Grief has made me more empathetic to strangers. I don’t judge as quickly when a cashier is short with me or when someone cuts me off in traffic because I wonder if they are having a day like I did shortly after my father passed away. The day when I had an anxiety attack in the parking lot at the grocery store and had to abandon my cart because I was crying too hard to lift the bags. The man who screamed at me that day for not replacing my cart can rot in hell as far as I’m concerned. People who are carrying the burden of grief aren’t wearing T-shirts that say, “Be nice to me, my sister just died.” I’ve learned to practice kindness more often, thanks to grief.
I know not to tilt my head at a PTA meeting and say “How are you doing?” to a friend who has just lost her mother. Because I know she is fucking falling apart, and and it’s all she can do not to break the school windows with the gavel in her hands. Rather, I say “Death fucking sucks” instead. Because it does, and I needed someone to say that to me in the early months. Grief has stripped away my social filter and has made me braver, bolder.
On the day my father died, I became part of a club that I didn’t know existed. The “I’ve Lost a Parent” club members quietly and bravely carry their pain as they go about the business of raising kids, chasing job promotions, and managing a household. The members of this club wearily welcome new members by simply saying, “Me too,” and I’ve been welcomed with open arms. The friends who have shared their experiences and the ones who haven’t judged me for my anger as I’ve navigated my grief path are the people I try to emulate when I’m offering support.

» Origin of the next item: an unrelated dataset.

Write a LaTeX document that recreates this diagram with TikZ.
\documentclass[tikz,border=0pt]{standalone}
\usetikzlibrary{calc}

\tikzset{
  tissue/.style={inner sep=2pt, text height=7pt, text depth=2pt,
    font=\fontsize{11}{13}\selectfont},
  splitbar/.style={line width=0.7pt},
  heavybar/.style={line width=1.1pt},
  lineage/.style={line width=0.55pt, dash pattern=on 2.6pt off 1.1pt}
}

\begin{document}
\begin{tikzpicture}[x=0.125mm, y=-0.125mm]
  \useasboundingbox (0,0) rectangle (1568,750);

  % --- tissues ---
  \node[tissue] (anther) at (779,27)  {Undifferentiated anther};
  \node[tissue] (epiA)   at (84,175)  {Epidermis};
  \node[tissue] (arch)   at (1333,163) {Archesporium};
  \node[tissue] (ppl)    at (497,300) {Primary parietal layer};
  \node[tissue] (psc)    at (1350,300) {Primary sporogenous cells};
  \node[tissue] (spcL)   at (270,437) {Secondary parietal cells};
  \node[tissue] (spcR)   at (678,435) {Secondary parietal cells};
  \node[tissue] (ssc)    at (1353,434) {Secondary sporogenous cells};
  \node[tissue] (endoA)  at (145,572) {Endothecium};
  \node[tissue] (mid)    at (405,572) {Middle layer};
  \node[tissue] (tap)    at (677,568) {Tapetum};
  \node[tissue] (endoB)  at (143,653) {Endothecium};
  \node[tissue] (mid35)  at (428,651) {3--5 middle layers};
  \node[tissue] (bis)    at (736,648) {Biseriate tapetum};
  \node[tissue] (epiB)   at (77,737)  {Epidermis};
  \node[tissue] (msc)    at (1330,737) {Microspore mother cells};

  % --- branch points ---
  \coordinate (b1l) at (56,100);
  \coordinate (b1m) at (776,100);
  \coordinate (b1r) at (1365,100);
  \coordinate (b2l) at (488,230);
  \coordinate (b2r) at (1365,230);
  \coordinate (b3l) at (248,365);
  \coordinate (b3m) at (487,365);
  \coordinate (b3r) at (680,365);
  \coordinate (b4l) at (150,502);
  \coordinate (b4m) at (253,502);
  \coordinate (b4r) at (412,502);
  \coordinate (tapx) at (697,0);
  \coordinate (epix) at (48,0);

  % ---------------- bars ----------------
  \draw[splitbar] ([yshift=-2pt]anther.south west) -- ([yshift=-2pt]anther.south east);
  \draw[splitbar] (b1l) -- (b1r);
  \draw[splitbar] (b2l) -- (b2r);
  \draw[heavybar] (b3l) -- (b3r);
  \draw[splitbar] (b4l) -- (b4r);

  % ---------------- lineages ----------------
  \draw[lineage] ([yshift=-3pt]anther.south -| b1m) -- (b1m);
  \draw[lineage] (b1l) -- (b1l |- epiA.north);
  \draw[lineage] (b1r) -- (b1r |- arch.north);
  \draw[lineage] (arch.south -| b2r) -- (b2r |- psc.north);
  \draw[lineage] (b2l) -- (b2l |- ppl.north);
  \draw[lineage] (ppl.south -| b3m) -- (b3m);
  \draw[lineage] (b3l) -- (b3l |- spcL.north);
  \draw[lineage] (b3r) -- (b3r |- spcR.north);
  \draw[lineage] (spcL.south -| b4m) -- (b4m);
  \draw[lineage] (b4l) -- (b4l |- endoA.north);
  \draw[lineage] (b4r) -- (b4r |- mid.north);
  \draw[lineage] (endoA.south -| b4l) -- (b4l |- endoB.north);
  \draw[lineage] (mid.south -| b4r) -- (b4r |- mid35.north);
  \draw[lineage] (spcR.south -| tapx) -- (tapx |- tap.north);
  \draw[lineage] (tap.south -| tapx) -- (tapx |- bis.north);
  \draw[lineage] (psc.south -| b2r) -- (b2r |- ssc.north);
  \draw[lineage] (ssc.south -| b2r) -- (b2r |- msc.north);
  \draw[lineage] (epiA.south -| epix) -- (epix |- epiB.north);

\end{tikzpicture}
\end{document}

You will never hear me say “He’s better off” or “It was God’s plan” to a friend who tells me she is hurting from the grief that threatens to swallow her whole. My grief has taught me that sitting in silence with a friend as she cries or the simple act of saying “I see your pain” is what will really make a difference. Simple gestures like showing up to take care of carpool when you know a friend is struggling or arranging to show up with a hot meal for her family says that you understand where she is in her grief. Grief has made me understand that actions really do speak louder than words.
I didn’t ask for grief to enter my world, and watching my father die was absolute hell. But for all the sadness and pain, the days when my heart hurts so bad that I think it might actually be breaking, I wouldn’t trade my grief for anything.
Grief has been a gift in my life because it causes me to feel deep, raw emotion. And those feelings remind me that cancer didn’t erase my father from my memories. Yes, death fucking sucks, but through the tapestry of memories and a whole lot of tears, my father feels closer to me than ever, thanks to the grieving process.
So stop asking me to get over it. I don’t want to get over it.